Supporting the victim | Salford Safeguarding Adults Board

Supporting the victim

Adult Safeguarding meetings are established to ensure the safety of victims of abuse. Salford is committed to involving alleged victims as fully as possible in the processes so that they are involved and in control that they gain an understanding of what the options are and what can and is being done to make their lives safer. This can be achieved by involvement in the safeguarding meeting or separately via their care coordinator who can explain to them what the processes are, and keep them informed throughout the process including providing feedback about any meetings. This will ensure the views; wishes and feelings of the victim are kept in the forefront. Victims and carers should be kept fully informed and consulted with as throughout the safeguarding process.

Where the victim would like to attend the meetings they may need support from other people, friends or relatives, staff who know them well and/or recognised advocates from acknowledged schemes or where appropriate an Independent Mental Capacity Advocate (IMCA) The task in such cases to maximise the involvement of the alleged victim.

In deciding how involvement takes place the chair of the safeguarding meeting will consult with the police to ensure any statements they may take are not compromised. They will also consult with anyone who knows the individual well in respect of their capacity to participate in meetings.

If there is no concern about the individual's capacity to be involved then they should be asked how they would like to be involved. Where there are concerns about an individual's capacity to contribute to a meeting this should be recorded in the minutes of that meeting along with information as to how their views are or have been sought and incorporated into the safeguarding process. The decision about involvement should be recorded in the minutes of the meeting.

Anyone accompanying an individual in a safeguarding meeting should not take a record of that meeting either in writing, or via electronic audio or video recording equipment.

It should be noted that the safeguarding process is not a 'legal' one. It is not considered appropriate to allow legally qualified representatives such as solicitors to accompany individuals in case this inhibits or intimidates other parties attending the meetings- the focus of the meetings and any interviews are to establish what may or may not have happened to a vulnerable adult and identify what steps may be needed to safeguard the individual from harm in the future, not to apportion blame or seek to acquire evidence for other potential legal action.

It is essential that properly trained interpreters are available throughout these processes where required. This includes BSL signing and other sensory interpretation support as well as interpretation where English is not a first language. Documents used within the process will also need to be available in alternative formats, languages or other support offered.

A local authority or NHS body have powers to instruct an IMCA to support and represent a person who does not have capacity to consent to proposed measures in two circumstances:

  • Where it is alleged that the person has been or is being abused or neglected by another person or
  • The person has abused or is abusing another person.
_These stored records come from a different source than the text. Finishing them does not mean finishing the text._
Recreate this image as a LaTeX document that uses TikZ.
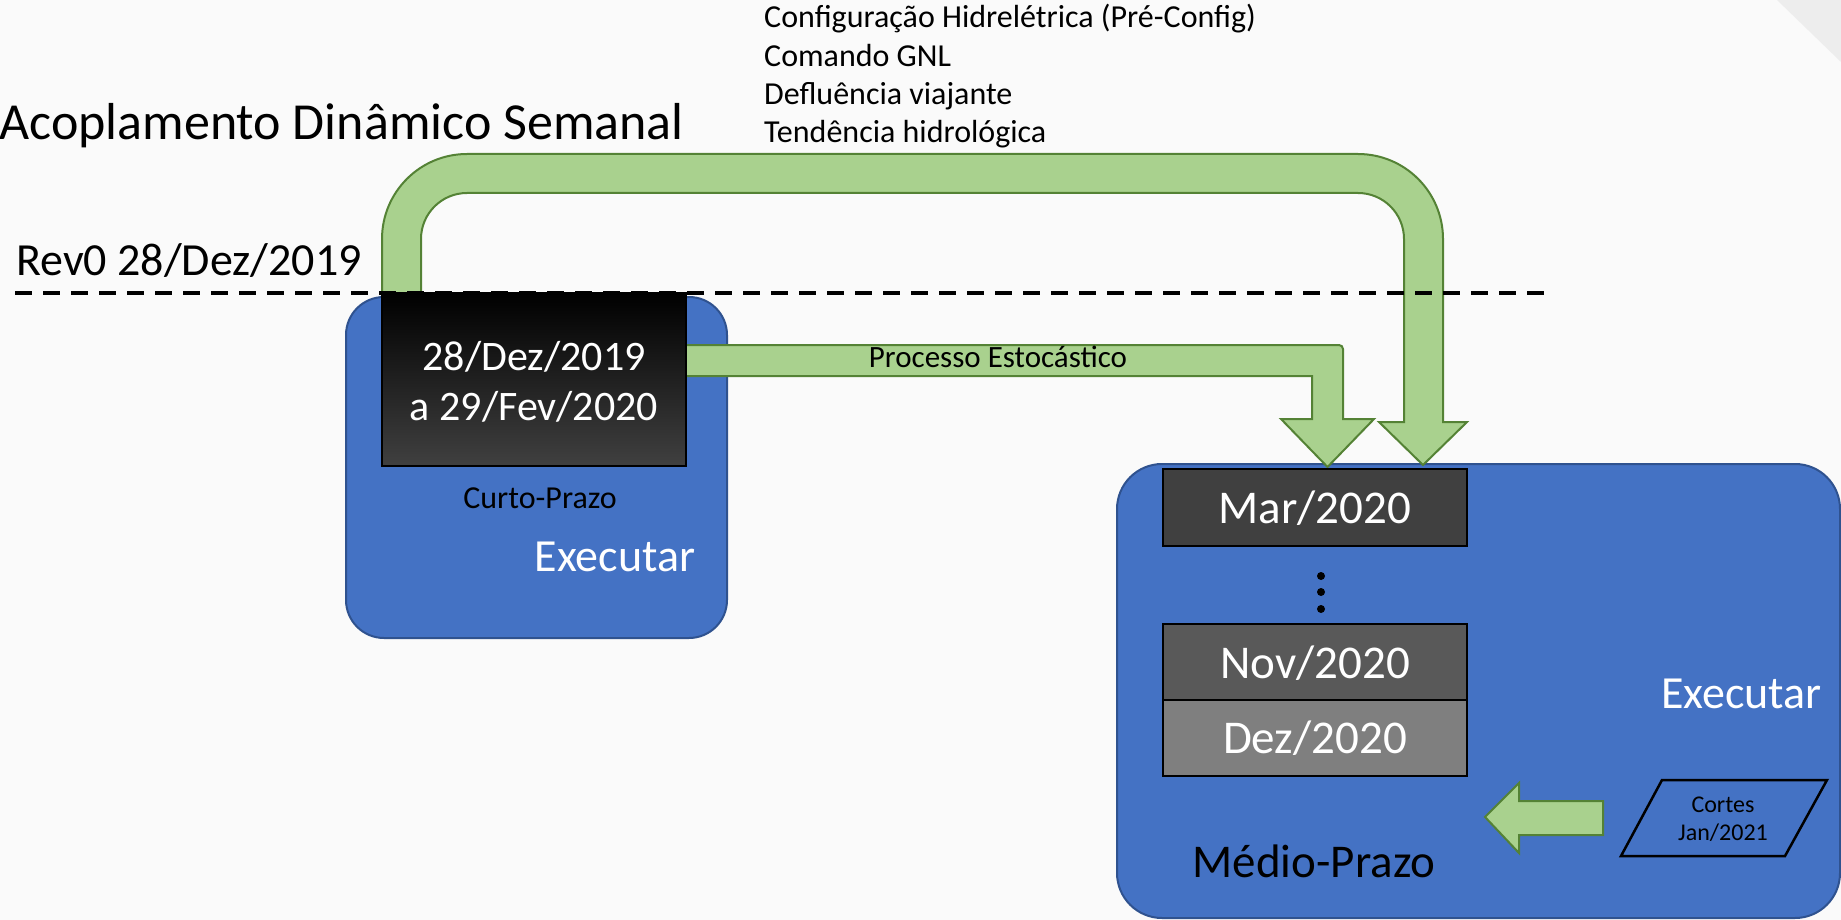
\documentclass[tikz,border=0pt]{standalone}
\usepackage{fontspec}
\setmainfont{Carlito}
\definecolor{bfill}{HTML}{4472C4}
\definecolor{bline}{HTML}{2F528F}
\definecolor{gfill}{HTML}{A9D18E}
\definecolor{gline}{HTML}{548235}
\definecolor{bgc}{HTML}{FAFAFA}
\definecolor{mone}{HTML}{404040}
\definecolor{mtwo}{HTML}{595959}
\definecolor{mthree}{HTML}{7F7F7F}
\begin{document}
\begin{tikzpicture}[x=1pt,y=-1pt,
  bluebox/.style={draw=bline, line width=2pt, fill=bfill, inner sep=0pt},
  garrow/.style={draw=gline, line width=2pt, fill=gfill, line join=miter},
  monthbox/.style={draw=black, line width=2.5pt, minimum width=304pt, inner sep=0pt},
  txt/.style={inner sep=0pt, anchor=base},
  small/.style={font=\fontsize{32}{39}\selectfont},
  big/.style={font=\fontsize{46}{55}\selectfont},
  month/.style={txt, text=white, font=\fontsize{47}{56}\selectfont}]
\useasboundingbox (0,0) rectangle (1841,920);
\clip (0,0) rectangle (1841,920);
\fill[bgc] (0,0) rectangle (1841,920);
\fill[black!7] (1777,0) -- (1841,0) -- (1841,62) -- cycle;

% title and side labels
\node[txt, anchor=base east, font=\fontsize{52}{62}\selectfont] (title) at (684,140) {Acoplamento Dinâmico Semanal};
\node[txt, anchor=base west, big] (rev) at (16,275) {Rev0 28/Dez/2019};
\node[txt, anchor=base west, small] (l1) at (764,28) {Configuração Hidrelétrica (Pré-Config)};
\node[txt, anchor=base west, small] (l2) at (764,67) {Comando GNL};
\node[txt, anchor=base west, small] (l3) at (764,105) {Defluência viajante};
\node[txt, anchor=base west, small] (l4) at (764,143) {Tendência hidrológica};

% boxes
\node[bluebox, rounded corners=38pt, minimum width=381pt, minimum height=341pt] (cp) at (536.5,467.5) {};
\node[bluebox, rounded corners=45pt, minimum width=723pt, minimum height=454pt] (mp) at (1478.5,691) {};

% big U arrow
\draw[garrow] (382,300) -- (382,239) arc[start angle=180, end angle=270, radius=85]
  -- (1358,154) arc[start angle=270, end angle=360, radius=85]
  -- (1443,422) -- (1467,422) -- (1423,465) -- (1379,422) -- (1404,422)
  -- (1404,239) arc[start angle=0, end angle=-90, radius=46]
  -- (467,193) arc[start angle=270, end angle=180, radius=46]
  -- (421,300) -- cycle;

% Processo Estocastico arrow
\draw[garrow] (680,345) -- (1339,345) arc[start angle=270, end angle=360, radius=4]
  -- (1343,419) -- (1374,419) -- (1327.5,467) -- (1281,419) -- (1312,419)
  -- (1312,376) -- (680,376) -- cycle;
\node[txt, font=\fontsize{31}{37}\selectfont] (pe) at (998,367) {Processo Estocástico};

% short-term dates box
\node[draw=black, line width=2.5pt, top color=black, bottom color=mone, minimum width=304pt, minimum height=173pt, inner sep=0pt] (dates) at (534,379.5) {};
\node[txt, text=white, font=\fontsize{42}{50}\selectfont] (d1) at (534,370) {28/Dez/2019};
\node[txt, text=white, font=\fontsize{42}{50}\selectfont] (d2) at (534,420) {a 29/Fev/2020};
\node[txt, small] (cpl) at (540,508) {Curto-Prazo};
\node[txt, big, text=white] (ex1) at (615,571) {Executar};

% dashed line
\coordinate (dl) at (15,293);
\coordinate (dr) at (1547,293);
\draw[line width=4.5pt, dash pattern=on 17pt off 11pt] (dl) -- (dr);

% month boxes
\node[monthbox, fill=mone, minimum height=77pt] (mar) at (1315,507.5) {};
\node[monthbox, fill=mtwo, minimum height=76pt] (nov) at (1315,662) {};
\node[monthbox, fill=mthree, minimum height=76pt] (dez) at (1315,738) {};
\node[month] (tmar) at (1315,523) {Mar/2020};
\node[month] (tnov) at (1315,678) {Nov/2020};
\node[month] (tdez) at (1315,753) {Dez/2020};
\fill (1321,576) circle[radius=4];
\fill (1321,592) circle[radius=4];
\fill (1321,609) circle[radius=4];

\node[txt, big, text=white] (ex2) at (1741.5,708) {Executar};
\node[txt, font=\fontsize{47}{56}\selectfont] (mpl) at (1314,877) {Médio-Prazo};

% left arrow and cortes
\draw[garrow] (1485,817) -- (1519,783) -- (1519,801) -- (1603,801) -- (1603,835)
  -- (1519,835) -- (1519,853) -- cycle;
\draw[line width=2.5pt, fill=bfill, line join=miter] (1662,780) -- (1827,780) -- (1785,856) -- (1621,856) -- cycle;
\node[txt, font=\fontsize{24}{28}\selectfont] (c1) at (1723,812) {Cortes};
\node[txt, font=\fontsize{24}{28}\selectfont] (c2) at (1723,840) {Jan/2021};
\end{tikzpicture}
\end{document}
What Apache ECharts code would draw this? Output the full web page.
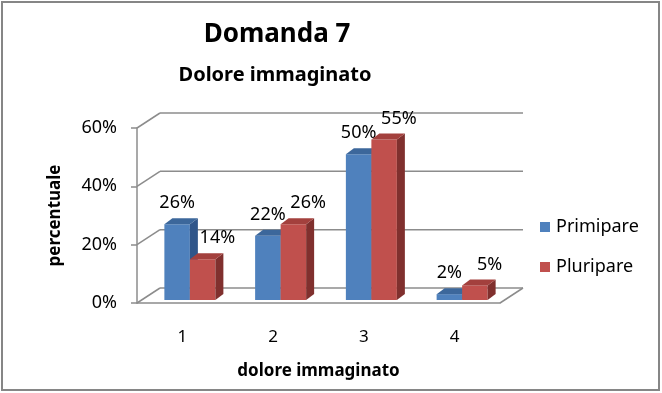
<!DOCTYPE html>
<html>
<head>
<meta charset="utf-8">
<script src="https://cdn.jsdelivr.net/npm/echarts@6/dist/echarts.min.js"></script>
<style>
html,body{margin:0;padding:0;background:#fff;}
#chart{width:662px;height:393px;}
</style>
</head>
<body>
<div id="chart"></div>
<script>
// ---- data ----
var categories = ['1', '2', '3', '4'];
var seriesNames = ['Primipare', 'Pluripare'];
var primipare = [0.26, 0.22, 0.50, 0.02];
var pluripare = [0.14, 0.26, 0.55, 0.05];
var yTicks = [0, 0.2, 0.4, 0.6];

// ---- styling ----
var FONT = 'Noto Sans';
var WALL_DX = 23, WALL_DY = -15;   // back wall offset
var BAR_DX = 7.5, BAR_DY = -3;     // bar placement depth offset
var DEPTH_DX = 8, DEPTH_DY = -6;   // bar depth
var GRID_COLOR = '#8c8c8c';
var palettes = [
  {front: '#4F81BD', top: '#3C679B', side: '#30568A'},
  {front: '#C0504D', top: '#A3403D', side: '#80302E'}
];

function pct(v) { return Math.round(v * 100) + '%'; }

var chart = echarts.init(document.getElementById('chart'), null, {renderer: 'canvas'});

function wallItem(params, api) {
  var cs = params.coordSys;
  var v = api.value(1);
  var y = api.coord([0, v])[1];
  var L = cs.x, R = cs.x + cs.width;
  var children = [
    {type: 'line', shape: {x1: L + WALL_DX, y1: y + WALL_DY, x2: R + WALL_DX, y2: y + WALL_DY},
     style: {stroke: GRID_COLOR, lineWidth: 1.5}},
    {type: 'line', shape: {x1: L, y1: y, x2: L + WALL_DX, y2: y + WALL_DY},
     style: {stroke: GRID_COLOR, lineWidth: 1.5}}
  ];
  if (v === 0) {
    children.push({type: 'line', shape: {x1: R, y1: y, x2: R + WALL_DX, y2: y + WALL_DY},
      style: {stroke: GRID_COLOR, lineWidth: 1.5}});
  }
  return {type: 'group', children: children};
}

function makeBarRender(idx) {
  var pal = palettes[idx];
  return function (params, api) {
    var ci = api.value(0);
    var v = api.value(1);
    var base = api.coord([ci, 0]);
    var top = api.coord([ci, v]);
    var band = api.size([1, 0])[0];
    var w = band * 0.281;
    var x0 = base[0] + BAR_DX - w + idx * w;
    var x1 = x0 + w;
    var yb = base[1] + BAR_DY;
    var yt = top[1] + BAR_DY;
    var front = [[x0, yb], [x1, yb], [x1, yt], [x0, yt]];
    var side = [[x1, yb], [x1 + DEPTH_DX, yb + DEPTH_DY], [x1 + DEPTH_DX, yt + DEPTH_DY], [x1, yt]];
    var topF = [[x0, yt], [x1, yt], [x1 + DEPTH_DX, yt + DEPTH_DY], [x0 + DEPTH_DX, yt + DEPTH_DY]];
    var lx = idx === 0 ? (x0 + x1) / 2 : x1 + DEPTH_DX - 6;
    var ly = yt - 21;
    return {
      type: 'group',
      children: [
        {type: 'polygon', shape: {points: front}, style: {fill: pal.front}},
        {type: 'polygon', shape: {points: side}, style: {fill: pal.side}},
        {type: 'polygon', shape: {points: topF}, style: {fill: pal.top}},
        {type: 'text', z2: 100, style: {text: pct(v), x: lx, y: ly, fill: '#000',
          fontSize: 18, fontFamily: FONT, align: 'center', verticalAlign: 'middle'}}
      ]
    };
  };
}

var option = {
  backgroundColor: '#fff',
  animation: false,
  title: [
    {text: 'Domanda 7', left: 272, top: 17, textAlign: 'center',
     textStyle: {fontFamily: FONT, fontWeight: 'bold', fontSize: 26, color: '#000'}},
    {text: 'Dolore immaginato', left: 270, top: 60, textAlign: 'center',
     textStyle: {fontFamily: FONT, fontWeight: 'bold', fontSize: 20, color: '#000'}}
  ],
  legend: {
    orient: 'vertical', left: 540, top: 218, padding: 0,
    itemWidth: 10, itemHeight: 10, itemGap: 22,
    icon: 'rect',
    data: seriesNames,
    textStyle: {fontFamily: FONT, fontSize: 18, color: '#000', padding: [0, 0, 0, 1]}
  },
  graphic: [
    {type: 'rect', shape: {x: 2, y: 2, width: 657, height: 388},
     style: {fill: 'none', stroke: '#868686', lineWidth: 2}, z: 100}
  ],
  grid: {left: 137, right: 162, top: 128, bottom: 90, containLabel: false},
  xAxis: {
    type: 'category', data: categories, boundaryGap: true,
    axisLine: {show: true, lineStyle: {color: GRID_COLOR, width: 1.5}},
    axisTick: {show: false},
    axisLabel: {fontFamily: FONT, fontSize: 17, color: '#000', margin: 26},
    name: 'dolore immaginato', nameLocation: 'middle', nameGap: 60,
    nameTextStyle: {fontFamily: FONT, fontWeight: 'bold', fontSize: 17, color: '#000'}
  },
  yAxis: {
    type: 'value', min: 0, max: 0.6, interval: 0.2,
    axisLine: {show: true, lineStyle: {color: GRID_COLOR, width: 1.5}},
    axisTick: {show: true, length: 6, lineStyle: {color: GRID_COLOR, width: 1.5}},
    splitLine: {show: false},
    axisLabel: {fontFamily: FONT, fontSize: 18, color: '#000', margin: 20, formatter: pct},
    name: 'percentuale', nameLocation: 'middle', nameGap: 73, nameRotate: 90,
    nameTextStyle: {fontFamily: FONT, fontWeight: 'bold', fontSize: 17, color: '#000'}
  },
  series: [
    {type: 'custom', name: '_walls', silent: true, z: 1,
     data: yTicks.map(function (t) { return [0, t]; }),
     renderItem: wallItem},
    {type: 'custom', name: seriesNames[0], z: 2, itemStyle: {color: palettes[0].front},
     data: primipare.map(function (v, i) { return [i, v]; }),
     renderItem: makeBarRender(0)},
    {type: 'custom', name: seriesNames[1], z: 3, itemStyle: {color: palettes[1].front},
     data: pluripare.map(function (v, i) { return [i, v]; }),
     renderItem: makeBarRender(1)}
  ]
};
chart.setOption(option);
</script>
</body>
</html>
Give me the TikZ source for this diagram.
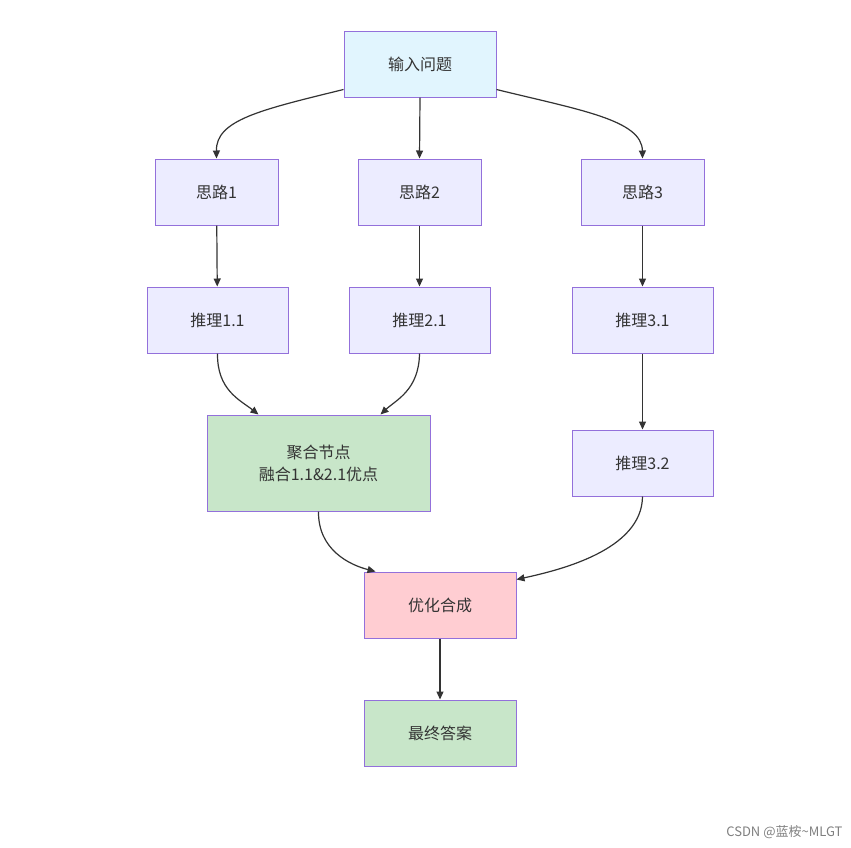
\documentclass[tikz,border=0pt]{standalone}
\usepackage{fontspec}
\setmainfont{Noto Sans CJK SC}
\usetikzlibrary{arrows.meta,calc}
\definecolor{bd}{HTML}{9370DB}
\definecolor{fpur}{HTML}{ECECFF}
\definecolor{fblue}{HTML}{E1F5FE}
\definecolor{fgreen}{HTML}{C8E6C9}
\definecolor{fpink}{HTML}{FFCDD2}
\definecolor{tx}{HTML}{333333}
\begin{document}
\begin{tikzpicture}[x=1pt,y=-1pt,
  box/.style={draw=bd,line width=1pt,fill=fpur,text=tx,font=\fontsize{16}{22}\selectfont,inner sep=0pt,align=center,minimum height=66pt},
  ar/.style={draw=tx,line width=1.2pt,-{Triangle[length=8pt,width=7pt]}}]
\useasboundingbox[fill=white] (0,0) rectangle (851,847);
\node[box,fill=fblue,minimum width=152pt] (in) at (420,64) {输入问题};
\node[box,minimum width=123pt] (s1) at (216.5,192) {思路1};
\node[box,minimum width=123pt] (s2) at (419.5,192) {思路2};
\node[box,minimum width=123pt] (s3) at (642.5,192) {思路3};
\node[box,minimum width=141pt] (r11) at (217.5,320) {推理1.1};
\node[box,minimum width=141pt] (r21) at (419.5,320) {推理2.1};
\node[box,minimum width=141pt] (r31) at (642.5,320) {推理3.1};
\node[box,fill=fgreen,minimum width=223pt,minimum height=96pt] (ag) at (318.5,463) {聚合节点\\融合1.1\&2.1优点};
\node[box,minimum width=141pt] (r32) at (642.5,463) {推理3.2};
\node[box,fill=fpink,minimum width=152pt] (op) at (440,605) {优化合成};
\node[box,fill=fgreen,minimum width=152pt] (fin) at (440,733) {最终答案};
\node[text=gray,font=\fontsize{13}{15}\selectfont,anchor=east] (wm) at (846,832) {CSDN @蓝桉\textasciitilde MLGT};
\draw[ar] ($(in.south west)+(0,-8)$) .. controls (260,110) and (216,120) .. (s1.north);
\draw[ar] (in.south) -- (s2.north);
\draw[ar] ($(in.south east)+(0,-8)$) .. controls (580,110) and (642,120) .. (s3.north);
\draw[ar] (s1) -- (r11);
\draw[ar] (s2) -- (r21);
\draw[ar] (s3) -- (r31);
\draw[ar] (r11.south) .. controls (217,390) and (240,400) .. ($(ag.north)+(-60,0)$);
\draw[ar] (r21.south) .. controls (419,390) and (396,400) .. ($(ag.north)+(62,0)$);
\draw[ar] (r31) -- (r32);
\draw[ar] ($(ag.south)+(0,0)$) .. controls (318,550) and (350,565) .. ($(op.north west)+(12,0)$);
\draw[ar] (r32.south) .. controls (642,550) and (560,570) .. ($(op.north east)+(0,8)$);
\draw[ar] (op) -- (fin);
\end{tikzpicture}
\end{document}
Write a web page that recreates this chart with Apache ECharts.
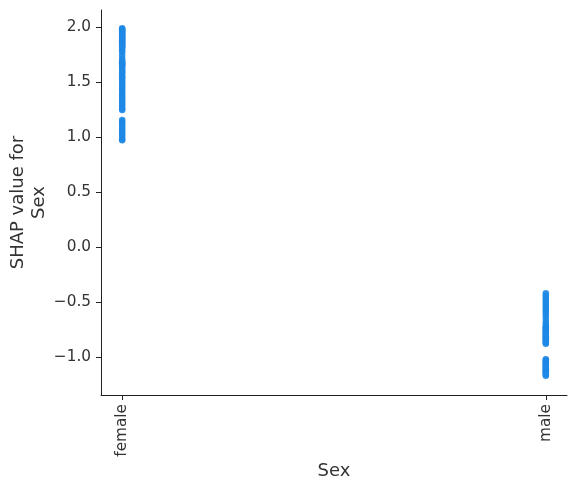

Local authorities or the NHS can only instruct an IMCA if they are proposing to take (or have already taken) protective measures.

Access to an IMCA in safeguarding procedures is not restricted to people who have no-one other than paid carers. People who lack capacity who do have family and friends are still entitled to have an IMCA to support them. However, the decision-maker (which could include the chair of the meeting) must be satisfied that having an IMCA would be of benefit to the person. Further information can be found in SCIE guidance on the role of the IMCA in adult safeguarding.

  • To talk to the chair of the meeting before it takes place.
    • Try to make sure that the chair is aware of the person's support needs.
    • To establish how the meeting will be run and the areas it will cover and those it will not.
  • To help the person to prepare for the meeting beforehand.
    • With the chairperson's consent the supporter will be provided with relevant reports and paperwork. The supporter will discuss the content of the meeting and support the person to prepare anything they might want to say in the meeting or present to the meeting in a written or recorded format.
  • To help people supported to understand what is going on during the meeting.
    • For example the person supported can speak to their supporter during the meeting whilst the meeting is going on or can ask for a break to do this.
  • To help the person speak up in a meeting and to be heard by others in the meeting.
  • To help to ensure that the meeting runs in a way that includes the person supported.
    • The supporter may intervene in the meeting or talk to the chair during a break to make sure that this happens.
  • Give feedback to the chair after the meeting.

NB 1 It is important that the support understands their role:

  • The supporter should not attempt to influence the person or put words in their mouth. The supporter should only point out and explain the options when helping someone to make a decision.
  • The supporter is not at the meeting in their own right and cannot speak on their own behalf.
  • The supporter cannot contribute to the discussions other than to support the victim in what they want to say.
  • The supporter should agree to comply with the confidentiality statement and sign their agreement to this effect.

NB 2

  1. There is no right of accompaniment to adult safeguarding meetings. All attendees are there at the discretion of the chair of the adult safeguarding meeting.